Requirements: Copy nothing but the text: reproduce each line of the listing exactly and leave the pictures out.

**** Material

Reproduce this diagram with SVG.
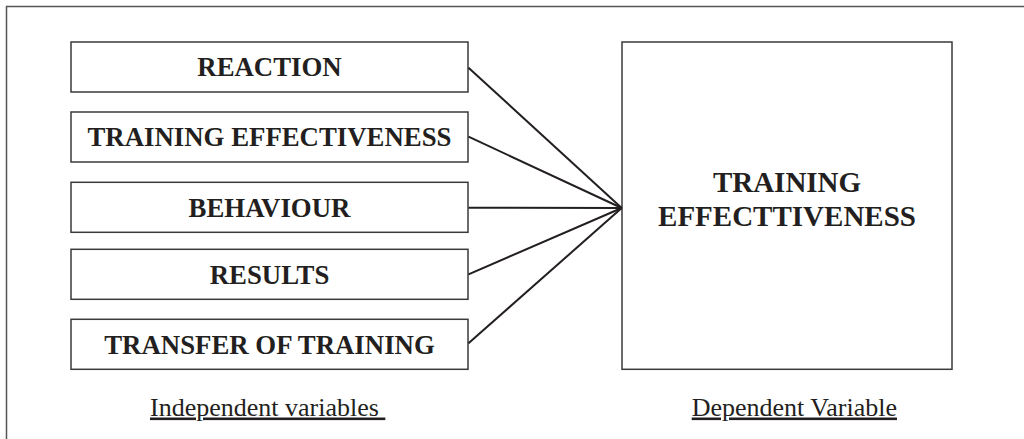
<svg xmlns="http://www.w3.org/2000/svg" width="1024" height="439" viewBox="0 0 1024 439">
<style>
.box{fill:#fff;stroke:#3a3a3a;stroke-width:1.5}
.lbl{font-family:"Liberation Serif","Times New Roman",serif;font-weight:bold;font-size:26.8px;fill:#231f20;text-anchor:middle}
.big{font-family:"Liberation Serif","Times New Roman",serif;font-weight:bold;font-size:29px;fill:#231f20;text-anchor:middle}
.cap{font-family:"Liberation Serif","Times New Roman",serif;font-size:26px;fill:#231f20;text-decoration:underline}
.conn{stroke:#231f20;stroke-width:2;fill:none}
</style>
<rect width="1024" height="439" fill="#fff"/>
<path d="M6.5,439 V6.5 H1024" fill="none" stroke="#555" stroke-width="1.5"/>
<g id="n-reaction"><rect class="box" x="71" y="42" width="397" height="50"/><text class="lbl" x="269.5" y="76.3">REACTION</text></g>
<g id="n-training-eff"><rect class="box" x="71" y="112" width="397" height="50"/><text class="lbl" x="269.5" y="146">TRAINING EFFECTIVENESS</text></g>
<g id="n-behaviour"><rect class="box" x="71" y="182.3" width="397" height="50"/><text class="lbl" x="269.5" y="216.5">BEHAVIOUR</text></g>
<g id="n-results"><rect class="box" x="71" y="249.3" width="397" height="50"/><text class="lbl" x="269.5" y="283.5">RESULTS</text></g>
<g id="n-transfer"><rect class="box" x="71" y="319.3" width="397" height="50"/><text class="lbl" x="269.5" y="353.5">TRANSFER OF TRAINING</text></g>
<g id="n-dependent"><rect class="box" x="622" y="42" width="330" height="327.3"/><text class="big" x="787" y="191.7">TRAINING</text><text class="big" x="787" y="226">EFFECTTIVENESS</text></g>
<g id="connectors">
<line class="conn" x1="468.5" y1="67.7" x2="621.7" y2="208"/>
<line class="conn" x1="468.5" y1="136.7" x2="621.7" y2="208"/>
<line class="conn" x1="468.5" y1="207.7" x2="621.7" y2="208"/>
<line class="conn" x1="468.5" y1="274.3" x2="621.7" y2="208"/>
<line class="conn" x1="468.5" y1="343.3" x2="621.7" y2="208"/>
</g>
<g id="captions">
<text class="cap" x="150" y="415.5">Independent variables&#160;</text>
<text class="cap" x="691.7" y="415.5">Dependent Variable</text>
</g>
</svg>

********

Completed exercise:
Reproduce this diagram with SVG.
<svg xmlns="http://www.w3.org/2000/svg" width="1024" height="439" viewBox="0 0 1024 439">
<style>
.box{fill:#fff;stroke:#3a3a3a;stroke-width:1.5}
.lbl{font-family:"Liberation Serif","Times New Roman",serif;font-weight:bold;font-size:26.8px;fill:#231f20;text-anchor:middle}
.big{font-family:"Liberation Serif","Times New Roman",serif;font-weight:bold;font-size:29px;fill:#231f20;text-anchor:middle}
.cap{font-family:"Liberation Serif","Times New Roman",serif;font-size:26px;fill:#231f20;text-decoration:underline}
.conn{stroke:#231f20;stroke-width:2;fill:none}
</style>
<rect width="1024" height="439" fill="#fff"/>
<path d="M6.5,439 V6.5 H1024" fill="none" stroke="#555" stroke-width="1.5"/>
<g id="n-reaction"><rect class="box" x="71" y="42" width="397" height="50"/><text class="lbl" x="269.5" y="76.3">REACTION</text></g>
<g id="n-training-eff"><rect class="box" x="71" y="112" width="397" height="50"/><text class="lbl" x="269.5" y="146">TRAINING EFFECTIVENESS</text></g>
<g id="n-behaviour"><rect class="box" x="71" y="182.3" width="397" height="50"/><text class="lbl" x="269.5" y="216.5">BEHAVIOUR</text></g>
<g id="n-results"><rect class="box" x="71" y="249.3" width="397" height="50"/><text class="lbl" x="269.5" y="283.5">RESULTS</text></g>
<g id="n-transfer"><rect class="box" x="71" y="319.3" width="397" height="50"/><text class="lbl" x="269.5" y="353.5">TRANSFER OF TRAINING</text></g>
<g id="n-dependent"><rect class="box" x="622" y="42" width="330" height="327.3"/><text class="big" x="787" y="191.7">TRAINING</text><text class="big" x="787" y="226">EFFECTTIVENESS</text></g>
<g id="connectors">
<line class="conn" x1="468.5" y1="67.7" x2="621.7" y2="208"/>
<line class="conn" x1="468.5" y1="136.7" x2="621.7" y2="208"/>
<line class="conn" x1="468.5" y1="207.7" x2="621.7" y2="208"/>
<line class="conn" x1="468.5" y1="274.3" x2="621.7" y2="208"/>
<line class="conn" x1="468.5" y1="343.3" x2="621.7" y2="208"/>
</g>
<g id="captions">
<text class="cap" x="150" y="415.5">Independent variables&#160;</text>
<text class="cap" x="691.7" y="415.5">Dependent Variable</text>
</g>
</svg>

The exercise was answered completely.